YOUR INSTRUCTIONS: Return the material word for word. Do not include pictures.
=== GIVEN INFORMATION ===
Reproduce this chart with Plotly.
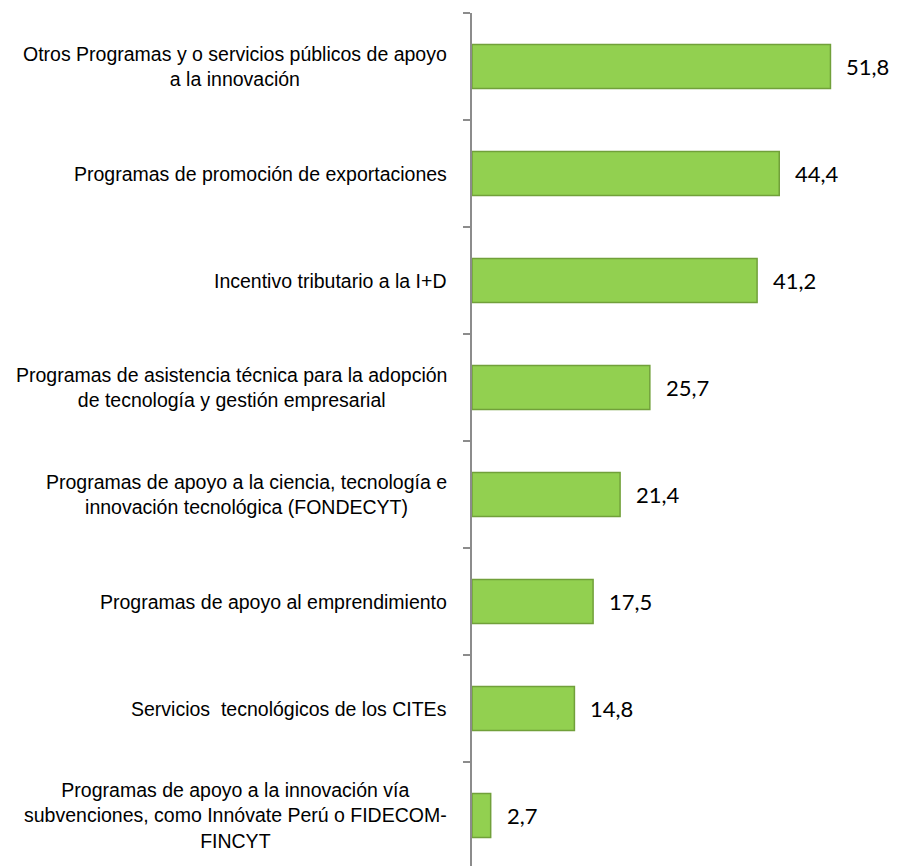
import plotly.graph_objects as go

categories = [
    "Otros Programas y o servicios públicos de apoyo<br>a la innovación",
    "Programas de promoción de exportaciones",
    "Incentivo tributario a la I+D",
    "Programas de asistencia técnica para la adopción<br>de tecnología y gestión empresarial",
    "Programas de apoyo a la ciencia, tecnología e<br>innovación tecnológica (FONDECYT)",
    "Programas de apoyo al emprendimiento",
    "Servicios  tecnológicos de los CITEs",
    "Programas de apoyo a la innovación vía<br>subvenciones, como Innóvate Perú o FIDECOM-<br>FINCYT",
]
values = [51.8, 44.4, 41.2, 25.7, 21.4, 17.5, 14.8, 2.7]

# page body has an 8px margin
W, H = 889, 858
LEFT, TOP = 464, 5

fig = go.Figure()
fig.add_trace(go.Bar(
    x=values,
    y=categories,
    orientation="h",
    width=0.41,
    marker=dict(color="#92D050", line=dict(color="#71A03A", width=1.5)),
    hoverinfo="x+y",
))

annotations = []
for c, v in zip(categories, values):
    annotations.append(dict(
        x=0, xref="paper", y=c, yref="y",
        text=c.replace("  ", "&nbsp; "), showarrow=False,
        xanchor="right", yanchor="middle", align="center", xshift=-23,
        font=dict(family="Liberation Sans, Arial, sans-serif",
                  size=19.5, color="#000000"),
    ))
    annotations.append(dict(
        x=v, xref="x", y=c, yref="y",
        text=f"{v:.1f}".replace(".", ","), showarrow=False,
        xanchor="left", yanchor="middle", xshift=14,
        font=dict(family="Lato, Carlito, Open Sans, sans-serif", size=22, color="#000000"),
    ))

plot_h = H - TOP
n_bands = plot_h / 107.0

fig.update_layout(
    width=W, height=H,
    margin=dict(l=LEFT, r=0, t=TOP, b=0, pad=0),
    paper_bgcolor="white", plot_bgcolor="white",
    showlegend=False,
    annotations=annotations,
    xaxis=dict(range=[0, (W - LEFT) / 6.92], visible=False, fixedrange=True),
    yaxis=dict(
        type="category",
        categoryorder="array", categoryarray=categories,
        range=[-0.5 + n_bands, -0.5],
        showticklabels=False,
        showline=True, linecolor="#8C8C8C", linewidth=1.5,
        ticks="outside", ticklen=7, tickcolor="#8C8C8C", tickwidth=1.5,
        tickson="boundaries",
        showgrid=False, zeroline=False, fixedrange=True,
    ),
)

fig.write_html("out.html")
===
TASK RESPONSE:
Reproduce this chart with Plotly.
import plotly.graph_objects as go

categories = [
    "Otros Programas y o servicios públicos de apoyo<br>a la innovación",
    "Programas de promoción de exportaciones",
    "Incentivo tributario a la I+D",
    "Programas de asistencia técnica para la adopción<br>de tecnología y gestión empresarial",
    "Programas de apoyo a la ciencia, tecnología e<br>innovación tecnológica (FONDECYT)",
    "Programas de apoyo al emprendimiento",
    "Servicios  tecnológicos de los CITEs",
    "Programas de apoyo a la innovación vía<br>subvenciones, como Innóvate Perú o FIDECOM-<br>FINCYT",
]
values = [51.8, 44.4, 41.2, 25.7, 21.4, 17.5, 14.8, 2.7]

# page body has an 8px margin
W, H = 889, 858
LEFT, TOP = 464, 5

fig = go.Figure()
fig.add_trace(go.Bar(
    x=values,
    y=categories,
    orientation="h",
    width=0.41,
    marker=dict(color="#92D050", line=dict(color="#71A03A", width=1.5)),
    hoverinfo="x+y",
))

annotations = []
for c, v in zip(categories, values):
    annotations.append(dict(
        x=0, xref="paper", y=c, yref="y",
        text=c.replace("  ", "&nbsp; "), showarrow=False,
        xanchor="right", yanchor="middle", align="center", xshift=-23,
        font=dict(family="Liberation Sans, Arial, sans-serif",
                  size=19.5, color="#000000"),
    ))
    annotations.append(dict(
        x=v, xref="x", y=c, yref="y",
        text=f"{v:.1f}".replace(".", ","), showarrow=False,
        xanchor="left", yanchor="middle", xshift=14,
        font=dict(family="Lato, Carlito, Open Sans, sans-serif", size=22, color="#000000"),
    ))

plot_h = H - TOP
n_bands = plot_h / 107.0

fig.update_layout(
    width=W, height=H,
    margin=dict(l=LEFT, r=0, t=TOP, b=0, pad=0),
    paper_bgcolor="white", plot_bgcolor="white",
    showlegend=False,
    annotations=annotations,
    xaxis=dict(range=[0, (W - LEFT) / 6.92], visible=False, fixedrange=True),
    yaxis=dict(
        type="category",
        categoryorder="array", categoryarray=categories,
        range=[-0.5 + n_bands, -0.5],
        showticklabels=False,
        showline=True, linecolor="#8C8C8C", linewidth=1.5,
        ticks="outside", ticklen=7, tickcolor="#8C8C8C", tickwidth=1.5,
        tickson="boundaries",
        showgrid=False, zeroline=False, fixedrange=True,
    ),
)

fig.write_html("out.html")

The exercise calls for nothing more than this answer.